First, we prove the $T(n) = \Omega(n^2)$ part by induction. The inductive hypothesis is $T(n) \ge cn^2$ for some constant $c > 0$.

$$ \begin{aligned} T(n) & = T(n - 1) + n \\ & \ge c(n - 1)^2 + n \\ & = cn^2 - 2cn + c + n \\ & \ge cn^2, \end{aligned} $$

if $-2cn + n + c \ge 0$ or, equivalently, $n(1 - 2c) + c \ge 0$. This condition holds when $n \ge 0$ and $0 < c \le 1 / 2$.

For the upper bound, $T(n) = O(n^2)$, we use the inductive hypothesis that $T(n) \le cn^2$ for some constant $c > 0$. By a similar derivation, we get that $T(n) \le cn^2$ if $-2cn + n + c \le 0$ or, equivalently, $n(1 - 2c) + c \le 0$. This condition holds for $c = 1$ and $n \ge 1$.

Thus, $T(n) = \Omega(n^2)$ and $T(n) = O(n^2)$, so we conclude that $T(n) = \Theta(n^2)$.

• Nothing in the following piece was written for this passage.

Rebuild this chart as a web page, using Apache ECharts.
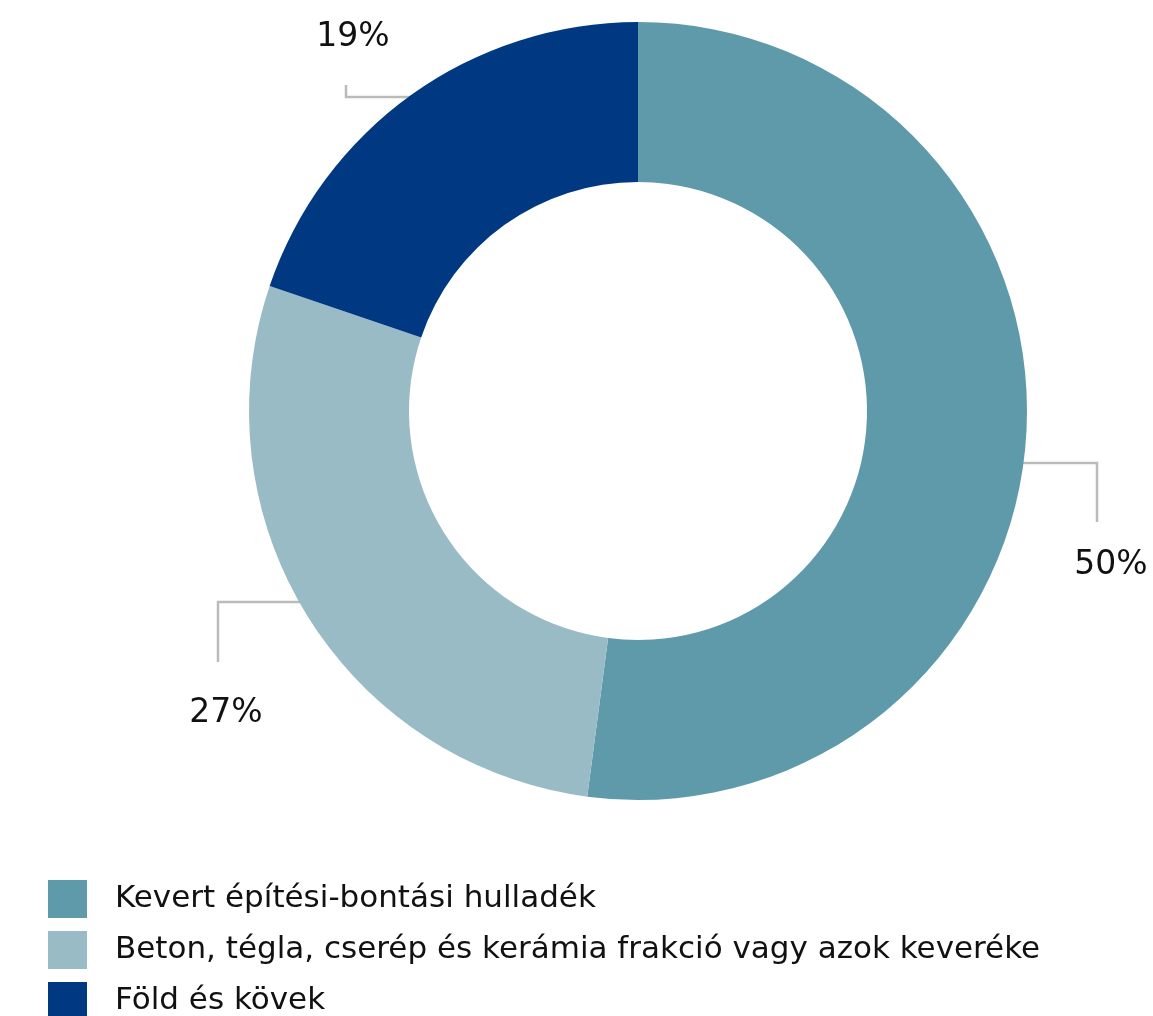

h. $T(n) = T(\sqrt n) + 1$

The easy way to do this is with a change of variables, as on page 86 of the text. Let $m = \lg n$ and $S(m) = T(2^m)$. $T(2^m) = T(2^{m / 2}) + 1$, so $S(m) = S(m / 2) + 1$. Using the master theorem, $n^{\log_b a} = n^{\lg 1} = n^0 = 1$ and $f(n) = 1$. Since $1 = \Theta(1)$, case 2 applies and $S(m) = \Theta(\lg m)$. Therefore, $T(n) = \Theta(\lg\lg n)$.